Another #Pharma Generic-to-Patented Drug Switcheroo: Swap H2 for H | Pharma Industry Regulation |

It’s just a simple swap. Pop out a hydrogen atom, throw in a “heavy” counterpart, and you’ve got a new drug. But on the shoulders of those bulky hydrogen atoms rest lots of money and potential therapies — as well as some prickly questions.

The chemical tweak appears to improve some drugs, providing safer and easier-to-take treatments. But biopharma companies could also set high prices without competition for their fine-tuned therapies, even though the drugs are based on existing medicines for which cheap generics are often available.

The Food and Drug Administration recently completed its first review of such a drug, deutetrabenazine from Teva Pharmaceuticals.
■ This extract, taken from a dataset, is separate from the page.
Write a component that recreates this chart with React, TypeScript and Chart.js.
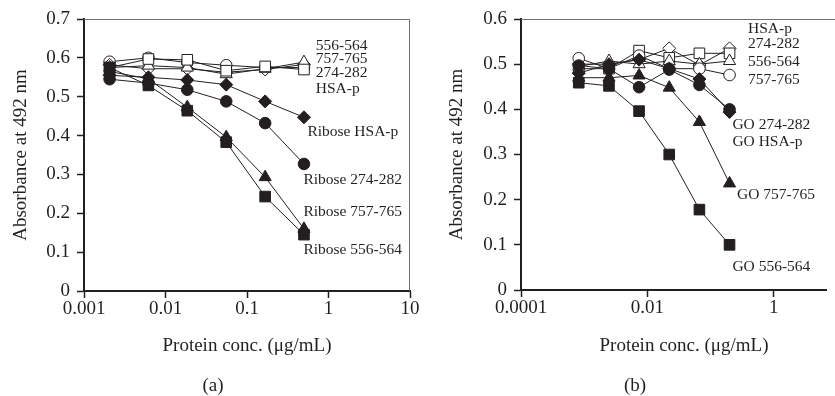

Teva announced on Tuesday that the FDA told the company it needed to see more lab data before it would approve the agent, but analysts say it’s only a matter of time before the first-ever drug containing heavy hydrogen hits the market.

The idea of sprucing up older drugs with heavy hydrogen — a molecule formally called deuterium — has raised some eyebrows in the industry. Some have wondered, for example, if companies would be able to defend their patents on deuterium-modified versions of existing drugs as novel enough to deserve their own patent, though that hasn’t been a problem yet.

Experts say that incorporating deuterium into medicines is another case of companies reworking older drugs to improve them and, in some cases, gain new market exclusivity, without investing heavily in the roots of a new drug. Companies, for example, have long combined two existing drugs and taken the mashup to market.